Renié par ses collègues, par ses électeurs, par ses fidèles, par son clergé même, le vieux prélat, en ce tragique isolement, ont, — suprême honte, — à subir les emphatiques éloges de toute la presse allemande ! Ce fut sa fin. Traînant désormais une existence solitaire, fui de tous, au point que, à son entrée dans la cathédrale de Strasbourg, les fidèles se détournaient pour éviter sa bénédiction[4], le malheureux mourut, plus de dix longues années plus tard, le 17 novembre 1887, poursuivi jusque dans la tombe, jusque dans l’avenir, par la lourde gratitude allemande. Dans le recueil officieux publié à Leipzig pour commémorer tous les hommes marquans de l’Allemagne, l’Allgemeine deutsche Biographie, un long article lui est consacré, énumérant avec complaisance ses nombreux travaux de théologie publiés en Allemagne. Après l’éloge pourtant, cet article se termine ainsi : « Mais le sol de Berlin lui fut fatal.
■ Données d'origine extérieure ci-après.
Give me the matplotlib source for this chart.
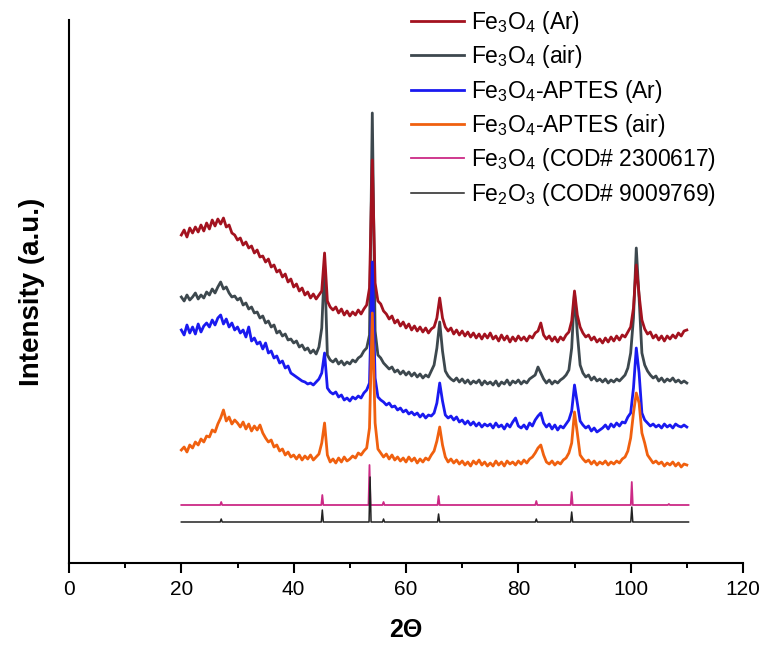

Lorsque, après la protestation du député Teutsch devant le Reichstag, il déclara que les catholiques du pays d’Empire reconnaissaient la paix de Francfort, son rôle était

  1. Moniteur universel, 24 février.
  2. Reproduit par le Temps, 27 février.
  3. Temps, 7 mars.
  4. Abbé Félix Klein, ouvrage cité.